Mangled labor journalism

I'm reading the print edition of the New York Times this week; otherwise I would have missed this interesting example of how the mainstream media misreports labor union activity, if they report it at all. And the author of this example would almost certainly claim to be trying to be supportive of labor!

David Leonhardts's column "Worthy Goal of Flawed Bill: Aiding Unions" purports to be something of a correction to a previous flawed column in which he had been ignorant the reality that it took union militancy in 1949, not the government-imposed wage freeze of World War II, to push big companies into providing their workers with pensions and health insurance. As far as I know, the way he tells the story today gives credit where credit is due.
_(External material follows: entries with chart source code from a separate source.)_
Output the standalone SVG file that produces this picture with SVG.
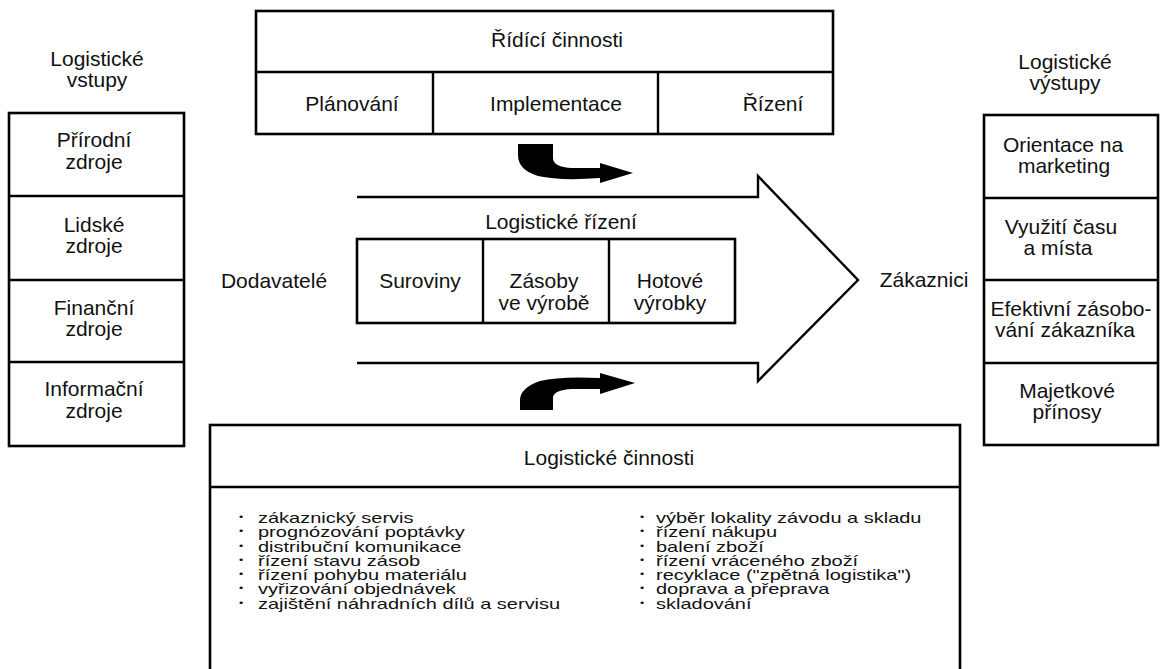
<svg xmlns="http://www.w3.org/2000/svg" width="1163" height="669" viewBox="0 0 1163 669">
<style>
.box{fill:none;stroke:#000;stroke-width:2.6}
.ln{fill:none;stroke:#000;stroke-width:2.4}
.t{font-family:"Liberation Sans",Arial,sans-serif;font-size:21px;fill:#111;text-anchor:middle}
.b{font-family:"Liberation Sans",Arial,sans-serif;font-size:20px;fill:#111}
.d{font-size:12px}
.blk{fill:#000}
</style>
<rect width="1163" height="669" fill="#fff"/>

<g id="inputs-title"><text class="t" x="97" y="66">Logistické</text><text class="t" x="97" y="87">vstupy</text></g>
<g id="inputs">
<rect class="box" x="9" y="113" width="175" height="333"/>
<line class="ln" x1="9" y1="196" x2="184" y2="196"/>
<line class="ln" x1="9" y1="280" x2="184" y2="280"/>
<line class="ln" x1="9" y1="362" x2="184" y2="362"/>
<g id="in1"><text class="t" x="94" y="147">Přírodní</text><text class="t" x="94" y="168.5">zdroje</text></g>
<g id="in2"><text class="t" x="94" y="232">Lidské</text><text class="t" x="94" y="253">zdroje</text></g>
<g id="in3"><text class="t" x="94" y="315">Finanční</text><text class="t" x="94" y="336">zdroje</text></g>
<g id="in4"><text class="t" x="94" y="396">Informační</text><text class="t" x="94" y="417.5">zdroje</text></g>
</g>

<g id="control">
<rect class="box" x="256" y="11" width="577" height="123"/>
<line class="ln" x1="256" y1="72" x2="833" y2="72"/>
<line class="ln" x1="433" y1="72" x2="433" y2="134"/>
<line class="ln" x1="658" y1="72" x2="658" y2="134"/>
<text class="t" x="557" y="47">Řídící činnosti</text>
<text class="t" x="352" y="111">Plánování</text>
<text class="t" x="556" y="111">Implementace</text>
<text class="t" x="773" y="111">Řízení</text>
</g>

<g id="connectors">
<path class="blk" d="M518,144 L553,144 L553,158 Q553,167 572,168 L600,168 L600,163 L633,173 L600,183 L600,178 Q560,181 538,176 Q518,170 518,155 Z"/>
<path class="blk" d="M520,410 L553,410 L553,398 Q553,390 572,389 L600,389 L600,394 L635,383 L600,373 L600,378 Q560,376 540,381 Q520,388 520,400 Z"/>
</g>

<g id="flow">
<polyline class="ln" points="357,197 758,197 758,176 858,280 758,381 758,363 357,363"/>
<text class="t" x="561" y="229">Logistické řízení</text>
</g>

<g id="suppliers"><text class="t" x="274" y="288">Dodavatelé</text></g>
<g id="customers"><text class="t" x="924" y="287">Zákaznici</text></g>

<g id="stocks">
<rect class="box" x="357" y="239" width="378" height="84"/>
<line class="ln" x1="483" y1="239" x2="483" y2="323"/>
<line class="ln" x1="609" y1="239" x2="609" y2="323"/>
<text class="t" x="420" y="288">Suroviny</text>
<text class="t" x="544" y="288">Zásoby</text><text class="t" x="544" y="310">ve výrobě</text>
<text class="t" x="670" y="288">Hotové</text><text class="t" x="670" y="310">výrobky</text>
</g>

<g id="outputs-title"><text class="t" x="1065" y="69">Logistické</text><text class="t" x="1065" y="90">výstupy</text></g>
<g id="outputs">
<rect class="box" x="984" y="115" width="174" height="330"/>
<line class="ln" x1="984" y1="198" x2="1158" y2="198"/>
<line class="ln" x1="984" y1="280" x2="1158" y2="280"/>
<line class="ln" x1="984" y1="363" x2="1158" y2="363"/>
<g id="out1"><text class="t" x="1063" y="152">Orientace na</text><text class="t" x="1064" y="173">marketing</text></g>
<g id="out2"><text class="t" x="1061" y="234">Využití času</text><text class="t" x="1058" y="255">a místa</text></g>
<g id="out3"><text class="t" x="1071" y="316">Efektivní zásobo-</text><text class="t" x="1065" y="337">vání zákazníka</text></g>
<g id="out4"><text class="t" x="1067" y="398">Majetkové</text><text class="t" x="1067" y="419">přínosy</text></g>
</g>

<g id="activities">
<rect class="box" x="210" y="425" width="750" height="260"/>
<line class="ln" x1="210" y1="487" x2="960" y2="487"/>
<text class="t" x="609" y="465">Logistické činnosti</text>
<g transform="matrix(1,0,0,0.7,0,0)">
<text class="b"><tspan class="d" x="239" y="742.9">•</tspan><tspan x="258" y="747.1">zákaznický servis</tspan><tspan class="d" x="239" y="763.3">•</tspan><tspan x="258" y="767.6">prognózování poptávky</tspan><tspan class="d" x="239" y="783.7">•</tspan><tspan x="258" y="788">distribuční komunikace</tspan><tspan class="d" x="239" y="804.1">•</tspan><tspan x="258" y="808.4">řízení stavu zásob</tspan><tspan class="d" x="239" y="824.6">•</tspan><tspan x="258" y="828.9">řízení pohybu materiálu</tspan><tspan class="d" x="239" y="845">•</tspan><tspan x="258" y="849.3">vyřizování objednávek</tspan><tspan class="d" x="239" y="865.4">•</tspan><tspan x="258" y="869.7">zajištění náhradních dílů a servisu</tspan></text>
<text class="b"><tspan class="d" x="640" y="742.9">•</tspan><tspan x="656" y="747.1">výběr lokality závodu a skladu</tspan><tspan class="d" x="640" y="763.3">•</tspan><tspan x="656" y="767.6">řízení nákupu</tspan><tspan class="d" x="640" y="783.7">•</tspan><tspan x="656" y="788">balení zboží</tspan><tspan class="d" x="640" y="804.1">•</tspan><tspan x="656" y="808.4">řízení vráceného zboží</tspan><tspan class="d" x="640" y="824.6">•</tspan><tspan x="656" y="828.9">recyklace ("zpětná logistika")</tspan><tspan class="d" x="640" y="845">•</tspan><tspan x="656" y="849.3">doprava a přeprava</tspan><tspan class="d" x="640" y="865.4">•</tspan><tspan x="656" y="869.7">skladování</tspan></text>
</g>
</g>
</svg>
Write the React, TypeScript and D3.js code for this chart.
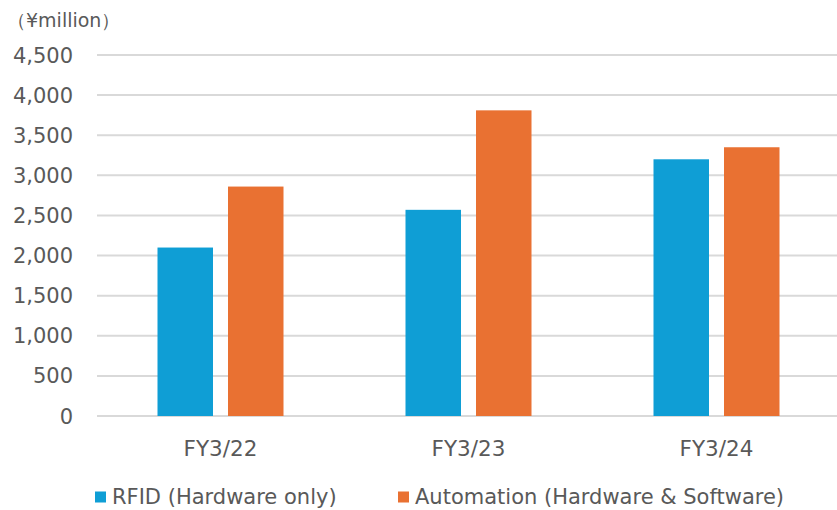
import React from "react";
import * as d3 from "d3";

const categories = ["FY3/22", "FY3/23", "FY3/24"];
const seriesNames = ["RFID (Hardware only)", "Automation (Hardware & Software)"];
const rfid = [2100, 2570, 3200];
const automation = [2860, 3810, 3350];
const yTicks = [0, 500, 1000, 1500, 2000, 2500, 3000, 3500, 4000, 4500];
const unitLabel = "（¥million）";
const colors = ["#0f9ed5", "#e97132"];

const W = 837;
const H = 510;
const FONT = "'DejaVu Sans', Verdana, sans-serif";
const TEXT = "#595959";

export default function App() {
  const x0 = d3.scaleBand<string>().domain(categories).range([96.5, 840.5]).paddingInner(0).paddingOuter(0);
  const y = d3.scaleLinear().domain([0, 4500]).range([416, 55]);
  const x1 = d3.scaleBand<number>().domain([0, 1]).range([61, 187]).paddingInner(0.213).paddingOuter(0);
  const series = [rfid, automation];
  const fmt = d3.format(",");

  return (
    <svg width={W} height={H} style={{ position: "absolute", left: 0, top: 0, background: "#fff" }}>
      <text x={7} y={27} fontFamily={FONT} fontSize={19} fill={TEXT}>{unitLabel}</text>
      {yTicks.map((t) => (
        <g key={t}>
          <line x1={97} x2={W} y1={y(t)} y2={y(t)} stroke="#d9d9d9" strokeWidth={2} />
          <text x={73} y={y(t)} dy="0.36em" textAnchor="end" fontFamily={FONT} fontSize={21} fill={TEXT}>
            {fmt(t)}
          </text>
        </g>
      ))}
      {categories.map((c, i) => (
        <g key={c} transform={`translate(${x0(c)},0)`}>
          {series.map((s, j) => (
            <rect key={j} x={x1(j)} y={y(s[i])} width={x1.bandwidth()} height={y(0) - y(s[i])} fill={colors[j]} />
          ))}
          <text x={x0.bandwidth() / 2} y={456} textAnchor="middle" fontFamily={FONT} fontSize={21.5} fill={TEXT}>
            {c}
          </text>
        </g>
      ))}
      {seriesNames.map((n, j) => {
        const lx = j === 0 ? 95 : 398;
        return (
          <g key={n}>
            <rect x={lx} y={491.5} width={11} height={11} fill={colors[j]} />
            <text x={lx + 17} y={503.5} fontFamily={FONT} fontSize={21} fill={TEXT}>{n}</text>
          </g>
        );
      })}
    </svg>
  );
}
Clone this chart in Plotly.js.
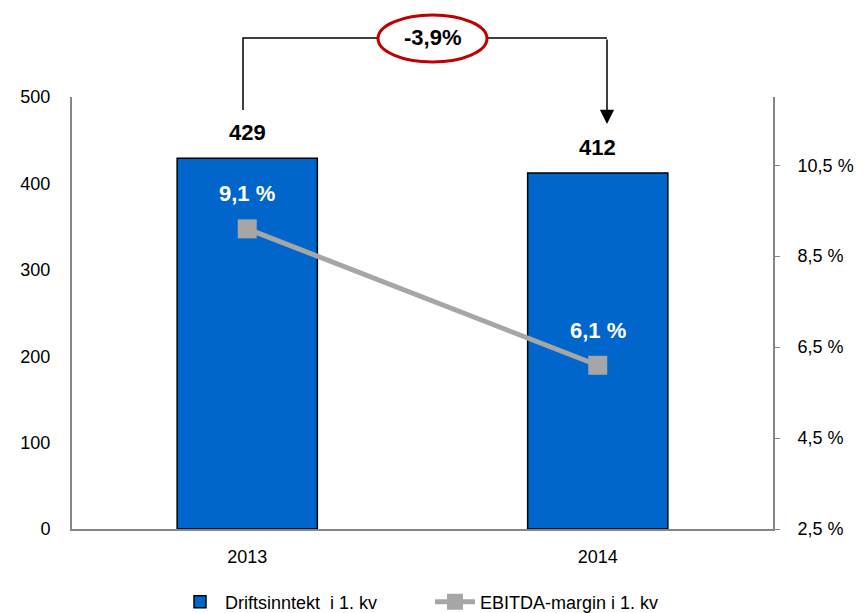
<!DOCTYPE html>
<html>
<head>
<meta charset="utf-8">
<script src="https://cdn.plot.ly/plotly-3.0.1.min.js"></script>
<style>
  html, body { margin: 0; padding: 0; background: #ffffff; }
  #chart { width: 864px; height: 613px; }
</style>
</head>
<body>
<div id="chart"></div>
<script>
// ---- Data ----
const categories = ['2013', '2014'];
const revenue = [429, 412];
const ebitdaMargin = [9.1, 6.1];
const leftTickVals = [0, 100, 200, 300, 400, 500];
const rightTickVals = [2.5, 4.5, 6.5, 8.5, 10.5];
const seriesNames = ['Driftsinntekt \u00a0i 1. kv', 'EBITDA-margin i 1. kv'];
const changeLabel = '-3,9%';

// ---- Helpers ----
const pct = v => v.toFixed(1).replace('.', ',') + ' %';
const FONT = 'Liberation Sans, Arial, sans-serif';
const AXIS_GRAY = '#868686';

// paper coordinate helpers for decorative bracket (plot area 72..773 x, 97..529 y)
const PX = px => (px - 72) / 701;
const PY = py => (529 - py) / 432;

const barTrace = {
  type: 'bar',
  name: seriesNames[0],
  x: categories,
  y: revenue,
  marker: { color: '#0066CC', line: { color: '#000000', width: 1.5 } },
  hoverinfo: 'x+y'
};

const lineTrace = {
  type: 'scatter',
  mode: 'lines+markers',
  name: seriesNames[1],
  x: categories,
  y: ebitdaMargin,
  yaxis: 'y2',
  line: { color: '#A6A6A6', width: 5 },
  marker: { symbol: 'square', size: 19, color: '#A6A6A6' }
};

const annotations = [];
categories.forEach((c, i) => {
  annotations.push({
    x: i, y: revenue[i], xref: 'x', yref: 'y',
    text: '<b>' + revenue[i] + '</b>', showarrow: false,
    xanchor: 'center', yanchor: 'middle',
    yshift: 26, font: { family: FONT, size: 22, color: '#000000' }
  });
  annotations.push({
    x: i, y: ebitdaMargin[i], xref: 'x', yref: 'y2',
    text: '<b>' + pct(ebitdaMargin[i]) + '</b>', showarrow: false,
    xanchor: 'center', yanchor: 'middle',
    yshift: 35, font: { family: FONT, size: 22, color: '#FFFFFF' }
  });
});

// change label inside ellipse
annotations.push({
  x: PX(432), y: PY(38), xref: 'paper', yref: 'paper',
  xanchor: 'center', yanchor: 'middle',
  text: '<b>' + changeLabel + '</b>', showarrow: false,
  font: { family: FONT, size: 22, color: '#000000' }
});
// arrow going down to 2014 label
annotations.push({
  x: PX(607), y: PY(124), xref: 'paper', yref: 'paper',
  text: '', showarrow: true, arrowhead: 2, arrowsize: 1.9, arrowwidth: 1.5,
  arrowcolor: '#000000', ax: 0, ay: -86, standoff: 0
});

const shapes = [
  { type: 'path', xref: 'paper', yref: 'paper',
    path: `M ${PX(243)},${PY(110)} V ${PY(38)} H ${PX(378)}`,
    line: { color: '#000000', width: 1.5 } },
  { type: 'line', xref: 'paper', yref: 'paper',
    x0: PX(487), x1: PX(607), y0: PY(38), y1: PY(38),
    line: { color: '#000000', width: 1.5 } },
  { type: 'circle', xref: 'paper', yref: 'paper',
    x0: PX(378), x1: PX(487), y0: PY(62), y1: PY(15),
    fillcolor: '#FFFFFF', line: { color: '#C00000', width: 3 } }
];

const layout = {
  width: 864, height: 613,
  margin: { l: 72, r: 91, t: 97, b: 84, autoexpand: false },
  paper_bgcolor: '#FFFFFF', plot_bgcolor: '#FFFFFF',
  font: { family: FONT, size: 18, color: '#000000' },
  separators: ', ',
  bargap: 0.6,
  showlegend: true,
  legend: {
    orientation: 'h', x: 175 / 864, xref: 'container', xanchor: 'left',
    y: 0.018, yref: 'container', yanchor: 'middle',
    itemwidth: 40, entrywidth: 200, entrywidthmode: 'pixels',
    font: { family: FONT, size: 18, color: '#000000' }, traceorder: 'normal'
  },
  xaxis: {
    type: 'category', range: [-0.5, 1.5], autorange: false,
    showline: true, linecolor: AXIS_GRAY, linewidth: 2,
    ticks: '', showgrid: false, zeroline: false, ticklabelstandoff: 10,
    tickfont: { family: FONT, size: 18, color: '#000000' }
  },
  yaxis: {
    range: [0, 500], autorange: false, tickvals: leftTickVals, showline: true, linecolor: AXIS_GRAY, linewidth: 2,
    ticks: '', showgrid: false, zeroline: false, ticklabelstandoff: 16,
    tickfont: { family: FONT, size: 18, color: '#000000' }
  },
  yaxis2: {
    overlaying: 'y', side: 'right', range: [2.5, 12], autorange: false,
    tickvals: rightTickVals, ticktext: rightTickVals.map(pct),
    showline: true, linecolor: AXIS_GRAY, linewidth: 2,
    ticks: 'outside', ticklen: 5, tickcolor: AXIS_GRAY, tickwidth: 1,
    showgrid: false, zeroline: false, ticklabelstandoff: 14,
    tickfont: { family: FONT, size: 18, color: '#000000' }
  },
  annotations: annotations,
  shapes: shapes
};

Plotly.newPlot('chart', [barTrace, lineTrace], layout, { displayModeBar: false, staticPlot: true });
</script>
</body>
</html>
But then he mangles the contemporary story of the defeat by filibuster yesterday of the Employee Free Choice Act, organized labor's main legislative goal. He retails corporate talking points, claiming that the card check system for certifying that workers want a union would deny them a secret ballot. According to Dean Baker at The American Prospect, workers can be organized without an election right now if the employer agrees to card check (a few do) -- and the proposed law would permit 40 percent of workers to demand a secret ballot, making it darn hard to intimidate them. So much for that point, Leonhardt's premise.

But no, Leonhardt knows who knows best:

"The current system has been working well for a long time," Jason Straczewski, a lobbyist at the National Association of Manufacturers, told me.

I'm sure this guy does think the system works just fine.

What is really surreal is Leonhardt's picture of what goes on when workers try to organize.

Over the last generation, companies have become far more aggressive about keeping out unions. They have required workers to attend antiunion talks, darkly warned that unions lead to lower pay and lost jobs and, as Wal-Mart Stores has done, sometimes closed entire departments or stores in the wake of unionization drives.

Yeah -- and that's not the half. "Aggressive" doesn't begin to describe what companies will do to prevent their workers from organizing. How about "vicious"? Just a few examples from San Francisco area labor fights that I've seen lately. If you are a low wage worker who wants to get together with other workers to win better conditions and a living wage:
  • Corporations hide who really employs you behind a smokescreen of labor contracting, so the boss which issues your check is some anonymous firm, not the giant high tech corporation on whose grounds you work.
  • If you aren't scared yet, they fire you for demanding that wages and hours law be enforced.
Then, if the union can afford it and thinks the fight matters, the whole thing will be litigated for five years and mostly Republican appointees will say "screw you -- who are you to think you have rights against big business?" Even if you do win, the companies just don't pay.

That's real life Mr. Leonhardt (more likely a quivering kitten, I suspect). If unions are "an antagonistic relic of an industrial economy," it is because the antagonistic rich, who you point out have taken home pretty much all the gains in U.S. wealth for the last twenty-five years, want to take it all. You give a sort of muddled endorsement of the idea that unions might be a good thing to level the playing field, but you get the substance of the fight over the Employee Free Choice Act all wrong.